Your instructions » Exactly reproduce the lines that run from the one containing "Output the Python" through the one containing "ax.plot(tx, ty, color='#333333', lw=0.6)", ends included, with no pictures.

Exercise input »
------------------------------------------------
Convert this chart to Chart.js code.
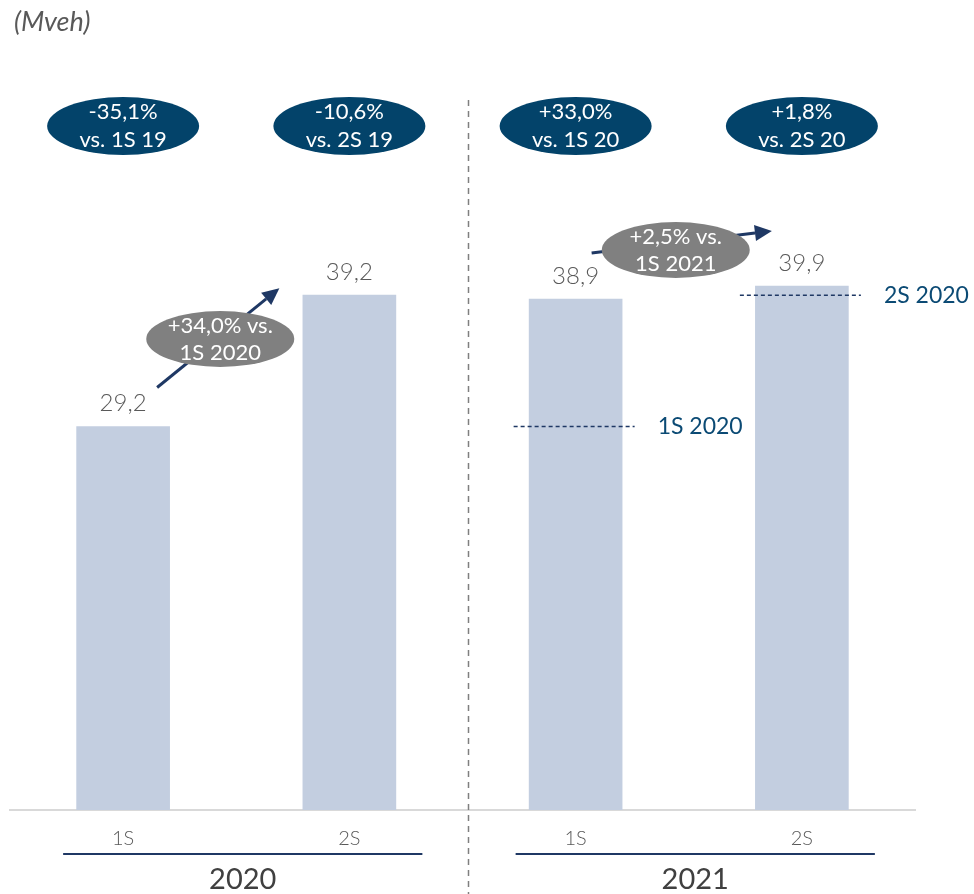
<!DOCTYPE html>
<html lang="es">
<head>
<meta charset="UTF-8">
<title>Mveh</title>
<style>
  body { margin: 0; background: #fff; }
  #wrap { position: relative; width: 974px; height: 894px; }
</style>
</head>
<body>
<div id="wrap"><canvas id="chart"></canvas></div>
<script src="https://cdn.jsdelivr.net/npm/chart.js"></script>
<script>
// datos
const semesters = ['1S', '2S', '1S', '2S'];
const years = ['2020', '2021'];
const volumes = [29.2, 39.2, 38.9, 39.9];
const vsPrevYear = ['-35,1%', '-10,6%', '+33,0%', '+1,8%'];
const vsPrevYearRef = ['vs. 1S 19', 'vs. 2S 19', 'vs. 1S 20', 'vs. 2S 20'];
const semGrowth = [['+34,0% vs.', '1S 2020'], ['+2,5% vs.', '1S 2021']];
const refLabels = ['1S 2020', '2S 2020'];

const FONT = 'Lato, "Open Sans", sans-serif';
const NAVY = '#1F3864';
const BLUE = '#03436A';

function fmt(v) { return v.toFixed(1).replace('.', ','); }

function ellipse(ctx, cx, cy, rx, ry, color, lines, lh) {
    ctx.save();
    ctx.fillStyle = color;
    ctx.beginPath();
    ctx.ellipse(cx, cy, rx, ry, 0, 0, Math.PI * 2);
    ctx.fill();
    ctx.fillStyle = '#fff';
    ctx.font = '22px ' + FONT;
    ctx.textAlign = 'center';
    ctx.textBaseline = 'middle';
    ctx.fillText(lines[0], cx, cy - lh / 2);
    ctx.fillText(lines[1], cx, cy + lh / 2);
    ctx.restore();
}

function arrow(ctx, x1, y1, x2, y2) {
    const a = Math.atan2(y2 - y1, x2 - x1);
    const len = 17, w = 8;
    ctx.save();
    ctx.strokeStyle = NAVY;
    ctx.fillStyle = NAVY;
    ctx.lineWidth = 3;
    ctx.beginPath();
    ctx.moveTo(x1, y1);
    ctx.lineTo(x2 - Math.cos(a) * len, y2 - Math.sin(a) * len);
    ctx.stroke();
    ctx.beginPath();
    ctx.moveTo(x2, y2);
    ctx.lineTo(x2 - Math.cos(a) * len - Math.sin(a) * w, y2 - Math.sin(a) * len + Math.cos(a) * w);
    ctx.lineTo(x2 - Math.cos(a) * len + Math.sin(a) * w, y2 - Math.sin(a) * len - Math.cos(a) * w);
    ctx.closePath();
    ctx.fill();
    ctx.restore();
}

const annotations = {
    id: 'annotations',
    afterDatasetsDraw(chart) {
        const ctx = chart.ctx;
        const bars = chart.getDatasetMeta(0).data;
        const y = chart.scales.y;

        // unidad
        ctx.save();
        ctx.fillStyle = '#595959';
        ctx.font = 'italic 27px ' + FONT;
        ctx.textBaseline = 'middle';
        ctx.fillText('(Mveh)', 14, 22);

        // separador entre años
        const sepX = (bars[1].x + bars[2].x) / 2 + 6;
        ctx.strokeStyle = '#7f7f7f';
        ctx.lineWidth = 1.5;
        ctx.setLineDash([6, 5]);
        ctx.beginPath();
        ctx.moveTo(sepX, 100);
        ctx.lineTo(sepX, 894);
        ctx.stroke();
        ctx.restore();

        // valores sobre las barras
        ctx.save();
        ctx.fillStyle = '#595959';
        ctx.font = '300 24px ' + FONT;
        ctx.textAlign = 'center';
        ctx.textBaseline = 'middle';
        bars.forEach((b, i) => ctx.fillText(fmt(volumes[i]), b.x, b.y - 23));
        ctx.restore();

        // variación vs año anterior
        bars.forEach((b, i) => ellipse(ctx, b.x, 126, 76, 29, BLUE, [vsPrevYear[i], vsPrevYearRef[i]], 28));

        // líneas de referencia 2020 sobre barras 2021
        ctx.save();
        ctx.strokeStyle = NAVY;
        ctx.lineWidth = 1.5;
        ctx.setLineDash([4, 3]);
        ctx.font = '23px ' + FONT;
        ctx.fillStyle = '#0B4A74';
        ctx.textBaseline = 'middle';
        [2, 3].forEach((k, j) => {
            const ry = y.getPixelForValue(volumes[k - 2]);
            ctx.beginPath();
            ctx.moveTo(bars[k].x - 62, ry);
            ctx.lineTo(bars[k].x + 59, ry);
            ctx.stroke();
            ctx.fillText(refLabels[j], bars[k].x + 82, ry);
        });
        ctx.restore();

        // crecimiento semestral
        arrow(ctx, bars[0].x + 34, bars[0].y - 39, bars[1].x - 70, bars[1].y - 7);
        ellipse(ctx, (bars[0].x + bars[1].x) / 2 - 16, 339, 74, 28, '#808080', semGrowth[0], 27);
        arrow(ctx, bars[2].x + 16, bars[2].y - 46, bars[3].x - 30, bars[3].y - 55);
        ellipse(ctx, (bars[2].x + bars[3].x) / 2 - 13, 250, 74, 28, '#808080', semGrowth[1], 27);

        // años
        ctx.save();
        years.forEach((yr, g) => {
            const x0 = bars[2 * g].x - 60, x1 = bars[2 * g + 1].x + 73;
            ctx.strokeStyle = NAVY;
            ctx.lineWidth = 2;
            ctx.beginPath();
            ctx.moveTo(x0, 854);
            ctx.lineTo(x1, 854);
            ctx.stroke();
            ctx.fillStyle = '#404040';
            ctx.font = '29px ' + FONT;
            ctx.textAlign = 'center';
            ctx.textBaseline = 'middle';
            ctx.fillText(yr, (x0 + x1) / 2, 880);
        });
        ctx.restore();
    }
};

new Chart(document.getElementById('chart'), {
    type: 'bar',
    data: {
        labels: semesters,
        datasets: [{
            data: volumes,
            backgroundColor: '#C3CEE0',
            barThickness: 93
        }]
    },
    options: {
        responsive: true,
        maintainAspectRatio: false,
        animation: false,
        layout: { padding: { left: 10, right: 59, top: 22, bottom: 0 } },
        plugins: { legend: { display: false }, tooltip: { enabled: false } },
        scales: {
            x: {
                grid: { display: false, drawTicks: false },
                border: { display: true, color: '#D9D9D9', width: 2 },
                ticks: { color: '#595959', font: { family: FONT, size: 20, weight: '300' }, padding: 17 },
                afterFit(scale) { scale.height = 84; }
            },
            y: { display: false, min: 0, max: 60 }
        }
    },
    plugins: [annotations]
});
</script>
</body>
</html>
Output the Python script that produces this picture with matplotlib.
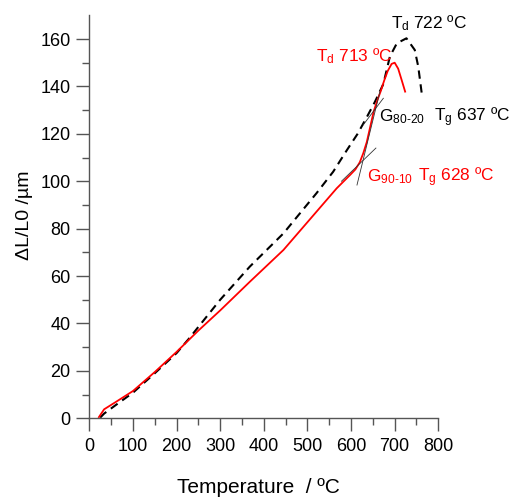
import matplotlib
matplotlib.use('Agg')
import matplotlib.pyplot as plt
import numpy as np
from matplotlib.ticker import FixedLocator

plt.rcParams['font.family'] = ['Liberation Sans', 'DejaVu Sans']
plt.rcParams['mathtext.fontset'] = 'custom'
plt.rcParams['mathtext.rm'] = 'Liberation Sans'
plt.rcParams['mathtext.it'] = 'Liberation Sans:italic'

# red sample (solid)
temp_red = [22, 34, 60, 100, 150, 200, 250, 300, 368, 445, 521, 567, 598,
            610, 620, 628, 636, 644, 652, 660, 668, 676, 684, 693, 700, 708,
            716, 724]
dl_red = [0.5, 3.8, 6.8, 11.5, 19.5, 28, 37, 45.5, 57.6, 71, 87.2, 97, 102.7,
          105, 108, 111.8, 116.5, 123, 129.5, 134, 138, 142.5, 146.5,
          149.5, 150, 147.5, 142.7, 137.8]

# black sample (dashed)
temp_blk = [25, 34, 60, 100, 150, 200, 228, 300, 368, 445, 521, 559, 590,
            615, 636, 655, 674, 689, 705, 727, 746, 754, 762]
dl_blk = [0.3, 2, 5.5, 10.8, 19, 27.5, 33.5, 50, 64, 78, 95, 104, 113,
          120, 127, 133.6, 141, 152.6, 158.2, 160.3, 155.4, 148.4, 137.1]

# tangent construction lines: (T0, T1), (y0, y1)
tangents = [
    ([628, 674], [123.8, 135]),
    ([613.6, 666], [98.4, 137.7]),
    ([578, 657], [100, 114]),
]

fig = plt.figure(figsize=(5.09, 4.97), dpi=100)
ax = fig.add_axes([89.3 / 509, 1 - 418.3 / 497, 349 / 509, 403 / 497])

ax.plot(temp_blk, dl_blk, color='black', lw=1.5, dashes=(4, 2.7))
ax.plot(temp_red, dl_red, color='#ff0000', lw=1.3)
for tx, ty in tangents:
    ax.plot(tx, ty, color='#333333', lw=0.6)

ax.set_xlim(0, 800)
ax.set_ylim(0, 170)
ax.set_xticks(np.arange(0, 801, 100))
ax.set_yticks(np.arange(0, 161, 20))
ax.xaxis.set_minor_locator(FixedLocator(np.arange(50, 800, 100)))
ax.yaxis.set_minor_locator(FixedLocator(np.arange(10, 160, 20)))

for s in ['top', 'right']:
    ax.spines[s].set_visible(False)
for s in ['left', 'bottom']:
    ax.spines[s].set_color('#555555')
    ax.spines[s].set_linewidth(1.0)
ax.tick_params(which='major', length=9.4, width=1.0, color='#555555',
               labelsize=13, pad=4)
ax.tick_params(which='minor', length=5, width=1.0, color='#555555')
ax.tick_params(axis='x', which='major', pad=5)

ax.set_xlabel('Temperature  / ºC', fontsize=15)
ax.xaxis.set_label_coords(0.485, -0.149)
ax.set_ylabel('ΔL/L0 /µm', fontsize=14)
ax.yaxis.set_label_coords(-0.187, 0.504)
ax.yaxis.label.set_va('center')

fs = 12.4
ax.text(519.6, 150.5, r'T$_{\mathregular{d}}$ 713 ºC', color='#ff0000',
        fontsize=fs, va='baseline', ha='left')
ax.text(690.8, 164.6, r'T$_{\mathregular{d}}$ 722 ºC', color='black',
        fontsize=fs, va='baseline', ha='left')
ax.text(664, 125.1, r'G$_{\mathregular{80\text{-}20}}$', color='black',
        fontsize=fs, va='baseline', ha='left')
ax.text(790, 125.1, r'T$_{\mathregular{g}}$ 637 ºC', color='black',
        fontsize=fs, va='baseline', ha='left')
ax.text(635.7, 99.8, r'G$_{\mathregular{90\text{-}10}}$', color='#ff0000',
        fontsize=fs, va='baseline', ha='left')
ax.text(754, 99.8, r'T$_{\mathregular{g}}$ 628 ºC', color='#ff0000',
        fontsize=fs, va='baseline', ha='left')

fig.savefig('out.png', dpi=100)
------------------------------------------------
Full answer »
Output the Python script that produces this picture with matplotlib.
import matplotlib
matplotlib.use('Agg')
import matplotlib.pyplot as plt
import numpy as np
from matplotlib.ticker import FixedLocator

plt.rcParams['font.family'] = ['Liberation Sans', 'DejaVu Sans']
plt.rcParams['mathtext.fontset'] = 'custom'
plt.rcParams['mathtext.rm'] = 'Liberation Sans'
plt.rcParams['mathtext.it'] = 'Liberation Sans:italic'

# red sample (solid)
temp_red = [22, 34, 60, 100, 150, 200, 250, 300, 368, 445, 521, 567, 598,
            610, 620, 628, 636, 644, 652, 660, 668, 676, 684, 693, 700, 708,
            716, 724]
dl_red = [0.5, 3.8, 6.8, 11.5, 19.5, 28, 37, 45.5, 57.6, 71, 87.2, 97, 102.7,
          105, 108, 111.8, 116.5, 123, 129.5, 134, 138, 142.5, 146.5,
          149.5, 150, 147.5, 142.7, 137.8]

# black sample (dashed)
temp_blk = [25, 34, 60, 100, 150, 200, 228, 300, 368, 445, 521, 559, 590,
            615, 636, 655, 674, 689, 705, 727, 746, 754, 762]
dl_blk = [0.3, 2, 5.5, 10.8, 19, 27.5, 33.5, 50, 64, 78, 95, 104, 113,
          120, 127, 133.6, 141, 152.6, 158.2, 160.3, 155.4, 148.4, 137.1]

# tangent construction lines: (T0, T1), (y0, y1)
tangents = [
    ([628, 674], [123.8, 135]),
    ([613.6, 666], [98.4, 137.7]),
    ([578, 657], [100, 114]),
]

fig = plt.figure(figsize=(5.09, 4.97), dpi=100)
ax = fig.add_axes([89.3 / 509, 1 - 418.3 / 497, 349 / 509, 403 / 497])

ax.plot(temp_blk, dl_blk, color='black', lw=1.5, dashes=(4, 2.7))
ax.plot(temp_red, dl_red, color='#ff0000', lw=1.3)
for tx, ty in tangents:
    ax.plot(tx, ty, color='#333333', lw=0.6)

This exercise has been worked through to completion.